It's Not Just the Symptoms, but Also the Comments

The weeks before Halloween were tough. I’d been having a hard time sleeping due to back and hip pain. I kept tossing and turning, which did not help with my fatigue. I had not felt like doing much. I felt tired all the time.
My daughter even noticed how I didn’t have any energy to decorate for Halloween (By the way, I love to decorate.). I had trouble walking/standing/laying down. I thought to myself, it will pass, trying to comfort myself and be strong through it. Then came the comments.
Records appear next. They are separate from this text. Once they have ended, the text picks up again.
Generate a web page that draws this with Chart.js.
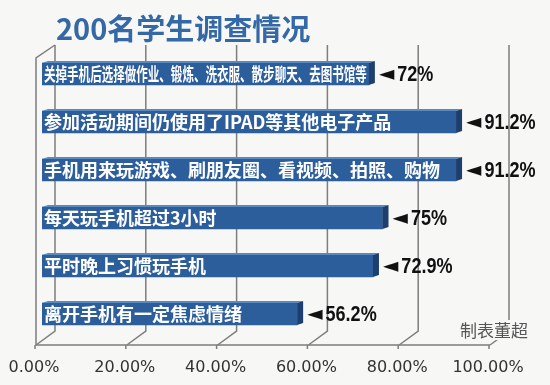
<!DOCTYPE html>
<html>
<head>
<meta charset="utf-8">
<script src="https://cdn.jsdelivr.net/npm/chart.js@4/dist/chart.umd.min.js"></script>
<style>
  html, body { margin: 0; padding: 0; background: #f7f7f5; }
  #wrap { width: 550px; height: 385px; position: relative; }
</style>
</head>
<body>
<div id="wrap"><canvas id="chart" width="550" height="385"></canvas></div>
<script>
// 数据
const title = '200名学生调查情况';
const categories = [
  '关掉手机后选择做作业、锻炼、洗衣服、散步聊天、去图书馆等',
  '参加活动期间仍使用了IPAD等其他电子产品',
  '手机用来玩游戏、刷朋友圈、看视频、拍照、购物',
  '每天玩手机超过3小时',
  '平时晚上习惯玩手机',
  '离开手机有一定焦虑情绪'
];
const values = [72, 91.2, 91.2, 75, 72.9, 56.2];
const valueLabels = ['72%', '91.2%', '91.2%', '75%', '72.9%', '56.2%'];
const tickValues = [0, 20, 40, 60, 80, 100];
const tickLabels = ['0.00%', '20.00%', '40.00%', '60.00%', '80.00%', '100.00%'];
const credit = '制表董超';

const BAR_FRONT = '#2d5e9c';
const BAR_SIDE = '#1c3f6e';
const BAR_TOP = '#5c88c0';
const GRID = '#7e7e7e';
const DEPTH_X = 6, DEPTH_Y = 2;

// 背景墙、网格线、坐标轴
const wallPlugin = {
  id: 'wall3d',
  beforeDatasetsDraw(chart) {
    const ctx = chart.ctx;
    const xs = chart.scales.x;
    const { top, bottom } = chart.chartArea;
    const backTop = top - 5;
    const backBottom = bottom - 7;
    const frontY = bottom + 7;
    ctx.save();
    ctx.strokeStyle = GRID;
    ctx.lineWidth = 1.5;
    tickValues.forEach(v => {
      const px = xs.getPixelForValue(v);
      ctx.beginPath();
      ctx.moveTo(px + 13, backTop);
      ctx.lineTo(px + 13, backBottom);
      ctx.lineTo(px - 6, frontY);
      ctx.stroke();
      // 小刻度
      ctx.beginPath();
      ctx.moveTo(px - 7, frontY);
      ctx.lineTo(px - 7, frontY + 4);
      ctx.stroke();
    });
    const x0 = xs.getPixelForValue(0);
    const x1 = xs.getPixelForValue(100);
    // 左墙
    ctx.beginPath();
    ctx.moveTo(x0 + 13, backTop);
    ctx.lineTo(x0 - 6, backTop + 13);
    ctx.lineTo(x0 - 6, frontY);
    ctx.lineTo(x1 - 6, frontY);
    ctx.stroke();
    ctx.restore();
  },
  afterDatasetsDraw(chart) {
    const ctx = chart.ctx;
    const meta = chart.getDatasetMeta(0);
    ctx.save();
    meta.data.forEach((bar, i) => {
      const h = bar.height;
      const t = bar.y - h / 2;
      const b = bar.y + h / 2;
      const x = bar.x;
      const base = bar.base;
      // 顶面
      ctx.fillStyle = BAR_TOP;
      ctx.beginPath();
      ctx.moveTo(base, t);
      ctx.lineTo(base + DEPTH_X, t - DEPTH_Y);
      ctx.lineTo(x + DEPTH_X, t - DEPTH_Y);
      ctx.lineTo(x, t);
      ctx.closePath();
      ctx.fill();
      // 侧面
      ctx.fillStyle = BAR_SIDE;
      ctx.beginPath();
      ctx.moveTo(x, t);
      ctx.lineTo(x + DEPTH_X, t - DEPTH_Y);
      ctx.lineTo(x + DEPTH_X, b - DEPTH_Y);
      ctx.lineTo(x, b);
      ctx.closePath();
      ctx.fill();

      // 柱内文字
      ctx.fillStyle = '#ffffff';
      ctx.font = 'bold 18px "Noto Sans CJK SC", sans-serif';
      ctx.textBaseline = 'middle';
      ctx.textAlign = 'left';
      ctx.fillText(categories[i], base + 2, bar.y, x - base - 4);

      // 数值标签
      const lx = x + DEPTH_X + 4;
      ctx.fillStyle = '#111111';
      ctx.font = '20px "DejaVu Sans", sans-serif';
      ctx.fillText('◄', lx, bar.y + 1);
      const tw = ctx.measureText('◄').width;
      ctx.font = 'bold 22px "Liberation Sans", Arial, sans-serif';
      const vw = ctx.measureText(valueLabels[i]).width;
      ctx.fillText(valueLabels[i], lx + tw + 3, bar.y + 1, vw * 0.82);
    });

    // x轴标签
    const xs = chart.scales.x;
    const frontY = chart.chartArea.bottom + 7;
    ctx.fillStyle = '#333333';
    ctx.font = '16px "DejaVu Sans", sans-serif';
    ctx.textAlign = 'center';
    ctx.textBaseline = 'middle';
    tickValues.forEach((v, i) => {
      ctx.fillText(tickLabels[i], xs.getPixelForValue(v) - 8, frontY + 23);
    });

    // 制表
    ctx.font = '17px "Noto Sans CJK SC", sans-serif';
    ctx.textAlign = 'left';
    const cw = ctx.measureText(credit).width;
    ctx.fillStyle = '#f7f7f5';
    ctx.fillRect(458, 320, cw + 4, 20);
    ctx.fillStyle = '#555555';
    ctx.fillText(credit, 460, 331);

    // 标题
    ctx.fillStyle = '#3468a6';
    ctx.font = 'bold 29px "Noto Sans CJK SC", sans-serif';
    ctx.textBaseline = 'alphabetic';
    ctx.fillText(title, 56, 40);
    ctx.restore();
  }
};

new Chart(document.getElementById('chart'), {
  type: 'bar',
  data: {
    labels: categories,
    datasets: [{
      data: values,
      backgroundColor: BAR_FRONT,
      barThickness: 22,
      borderWidth: 0
    }]
  },
  options: {
    indexAxis: 'y',
    responsive: false,
    devicePixelRatio: 1,
    animation: false,
    layout: { padding: { left: 42, right: 54, top: 50, bottom: 47 } },
    plugins: { legend: { display: false }, tooltip: { enabled: false } },
    scales: {
      x: { display: false, min: 0, max: 100 },
      y: { display: false }
    }
  },
  plugins: [wallPlugin]
});
</script>
</body>
</html>
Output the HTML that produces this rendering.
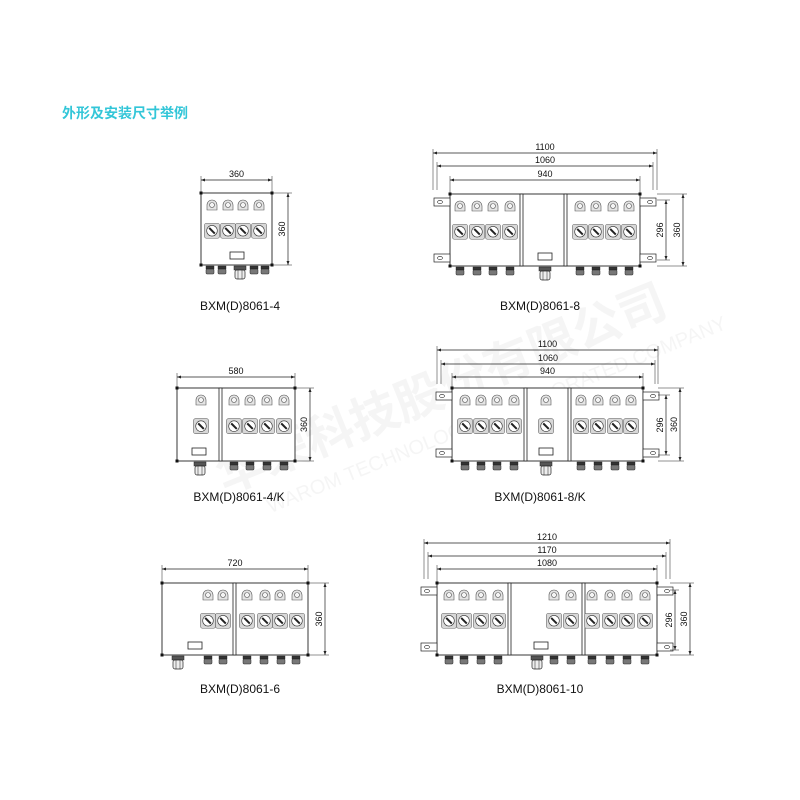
<!DOCTYPE html>
<html><head><meta charset="utf-8"><style>
html,body{margin:0;padding:0;background:#fff;width:800px;height:800px;overflow:hidden}
svg{display:block}
</style></head><body>
<svg id="s" width="800" height="800" xmlns="http://www.w3.org/2000/svg" font-family="Liberation Sans, Arial, sans-serif">
<text x="62" y="118" font-size="14" font-weight="bold" fill="#33c6d8" font-family="Liberation Sans, Noto Sans CJK SC, sans-serif">外形及安装尺寸举例</text>
<g opacity="0.08" fill="#888" font-family="Liberation Sans, Noto Sans CJK SC, sans-serif" transform="rotate(-22 400 380)">
<text x="195" y="420" font-size="48" font-weight="bold">华荣科技股份有限公司</text>
<text x="230" y="455" font-size="20">WAROM TECHNOLOGY INCORPORATED COMPANY</text>
</g>
</svg>
<script>
const s=document.getElementById('s');let h='';
function L(x1,y1,x2,y2,w){h+=`<line x1="${x1}" y1="${y1}" x2="${x2}" y2="${y2}" stroke="#222" stroke-width="${w||0.8}"/>`}
function R(x,y,w,hh,f,sw,rx,sc){h+=`<rect x="${x}" y="${y}" width="${w}" height="${hh}" rx="${rx||0}" fill="${f||'none'}" stroke="${sc||'#222'}" stroke-width="${sw||0.8}"/>`}
function T(x,y,t,sz,rot){h+=`<text x="${x}" y="${y}" font-size="${sz||9}" text-anchor="middle" fill="#111"${rot?` transform="rotate(-90 ${x} ${y})"`:''}>${t}</text>`}
function ah(x,y,d){const a=3;if(d=='l')h+=`<path d="M${x} ${y}l${a+1} -1.5v3z" fill="#222"/>`;if(d=='r')h+=`<path d="M${x} ${y}l-${a+1} -1.5v3z" fill="#222"/>`;if(d=='u')h+=`<path d="M${x} ${y}l-1.5 ${a+1}h3z" fill="#222"/>`;if(d=='d')h+=`<path d="M${x} ${y}l-1.5 -${a+1}h3z" fill="#222"/>`;}
function hd(x1,x2,y,t,by){L(x1,y,x2,y,0.7);ah(x1,y,'l');ah(x2,y,'r');L(x1,y-4,x1,by,0.5);L(x2,y-4,x2,by,0.5);T((x1+x2)/2,y-3,t,9);}
function vd(x,y1,y2,t,lx){L(x,y1,x,y2,0.7);ah(x,y1,'u');ah(x,y2,'d');L(lx,y1,x+4,y1,0.5);L(lx,y2,x+4,y2,0.5);T(x-3,(y1+y2)/2,t,9,1);}
function lamp(cx,y){h+=`<path d="M${cx-5} ${y+12}v-5a5 5 0 0 1 10 0v5z" fill="#e4e4e4" stroke="#555" stroke-width="0.6"/><circle cx="${cx}" cy="${y+7}" r="2.5" fill="#f4f4f4" stroke="#555" stroke-width="0.6"/>`}
function sw(cx,y){R(cx-7.5,y,15,15,'#d8d8d8',0.6,2,'#666');h+=`<circle cx="${cx}" cy="${y+7.5}" r="5.3" fill="#fff" stroke="#333" stroke-width="0.6"/><line x1="${cx-2.8}" y1="${y+4.7}" x2="${cx+2.8}" y2="${y+10.3}" stroke="#222" stroke-width="2"/>`}
function gl(cx,y){R(cx-4,y,8,3,'#333',0.4);R(cx-4,y+3,8,5,'#777',0.5,1)}
function big(cx,y){R(cx-6,y,12,4,'#555',0.5);R(cx-5,y+4,10,9,'#eee',0.7,2);L(cx-2,y+4,cx-2,y+13,0.5);L(cx+2,y+4,cx+2,y+13,0.5)}
function box(x,y,w,hh){R(x,y,w,hh,'#fff',0.9);[[x,y],[x+w,y],[x,y+hh],[x+w,y+hh]].forEach(p=>h+=`<rect x="${p[0]-1.5}" y="${p[1]-1.5}" width="3" height="3" fill="#111"/>`)}
function div(x,y,hh){R(x,y,3,hh,'#fff',0.8);}
function brk(x,y,side){const w=16;const bx=side=='l'?x-w:x;R(bx,y-4,w,8,'#fff',0.7);h+=`<ellipse cx="${side=='l'?x-10:x+10}" cy="${y}" rx="2.5" ry="1.6" fill="none" stroke="#222" stroke-width="0.6"/>`}
function win(cx,y){R(cx-7,y,14,7,'#fff',0.8)}
function unit(o){const{x,y,w,hh}=o;box(x,y,w,hh);(o.divs||[]).forEach(d=>div(d,y,hh));
 (o.lamps||[]).forEach(c=>lamp(c,y+5));(o.sws||[]).forEach(c=>sw(c,y+hh*0.42));
 (o.gl||[]).forEach(c=>gl(c,y+hh+1));if(o.big)big(o.big,y+hh+1);win(o.win,y+hh-13);
 if(o.brk){brk(x,y+8,'l');brk(x,y+hh-8,'l');brk(x+w,y+8,'r');brk(x+w,y+hh-8,'r')}}
unit({x:201,y:193,w:71,hh:72,lamps:[212,228,243,259],sws:[212,228,243,259],gl:[210,222,254,265],big:240,win:237});
hd(201,272,180,'360',193);vd(288,193,265,'360',272);T(240,310,'BXM(D)8061-4',12);
unit({x:450,y:194,w:190,hh:72,divs:[520,564],lamps:[460,477,493,510,580,596,613,629],sws:[460,477,493,510,580,596,613,629],gl:[460,477,493,510,580,596,613,629],big:545,win:545,brk:1});
hd(433,657,153,'1100',190);hd(437,653,166,'1060',190);hd(450,640,180,'940',194);
vd(666,200,260,'296',657);vd(683,194,266,'360',657);T(540,310,'BXM(D)8061-8',12);
unit({x:177,y:388,w:118,hh:73,divs:[219],lamps:[201,234,250,267,284],sws:[201,234,250,267,284],gl:[234,250,267,284],big:200,win:199});
hd(177,295,377,'580',388);vd(310,388,461,'360',295);T(239,501,'BXM(D)8061-4/K',12);
unit({x:452,y:388,w:191,hh:73,divs:[524,568],lamps:[465,481,497,514,546,581,598,615,631],sws:[465,481,497,514,546,581,598,615,631],gl:[465,481,497,514,581,598,615,631],big:546,win:546,brk:1});
hd(437,658,350,'1100',384);hd(441,655,364,'1060',384);hd(452,643,377,'940',388);
vd(666,395,455,'296',658);vd(680,388,461,'360',658);T(540,501,'BXM(D)8061-8/K',12);
unit({x:162,y:583,w:146,hh:72,divs:[233],lamps:[208,223,247,265,280,297],sws:[208,223,247,265,280,297],gl:[208,223,247,264,281,296],big:178,win:195});
hd(162,308,569,'720',583);vd(325,583,655,'360',308);T(240,693,'BXM(D)8061-6',12);
unit({x:437,y:583,w:220,hh:72,divs:[508,582],lamps:[449,464,481,498,554,571,592,610,627,645],sws:[449,464,481,498,554,571,592,610,627,645],gl:[449,464,481,498,554,571,592,610,627,645],big:537,win:541,brk:1});
hd(424,670,543,'1210',579);hd(428,666,556,'1170',579);hd(437,657,569,'1080',583);
vd(675,590,650,'296',670);vd(690,583,655,'360',670);T(540,693,'BXM(D)8061-10',12);
s.insertAdjacentHTML('beforeend',h);
</script>
</body></html>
Rude comments greeted me everywhere

A complete stranger at the doctor’s waiting area came up to me and said, “Want a good weight loss tip?”
I thought to myself, are you serious?
My answer: “No.”
She persisted. “But it’s very good.”
I just turned away thinking, what is wrong with this person? What right do they have to judge and want to give me advice when I was just there sitting minding my own business? Why do I need to tell them I have endo? It’s none of their business.
Then, at work, I ran across a co-worker I hadn’t seen in a while and she asked, “Are you pregnant?” Yet again, my mind was just thinking, ugh! Endo belly! I said,”No,” but this time I did say, “It's endometriosis.”
She looked at me confused.

Even my mom noted my swollen belly

Finally, there was my own mom – as soon as I walked into her home. No, “Hi.” No nothing. I was greeted immediately with, “Oh, my. Your stomach is so bloated. That’s not normal!”
I struggled to find words and just blurted out, “I haven’t had a period yet,” and left the room. Mind you, I have had gazillion conversations with my mom about endo. Sigh. It’s frustrating to constantly feel like no one understands. It just feels so lonely at times. I get tired of talking about it, but then also, when I do, I feel like no one listens. So, why bother.

I am grateful for the community support

I just go on through my day having to ignore symptoms, ignore comments, just being grateful to be alive and that I can be a part of this group that does understand. Thank you all!!! Staying hopeful.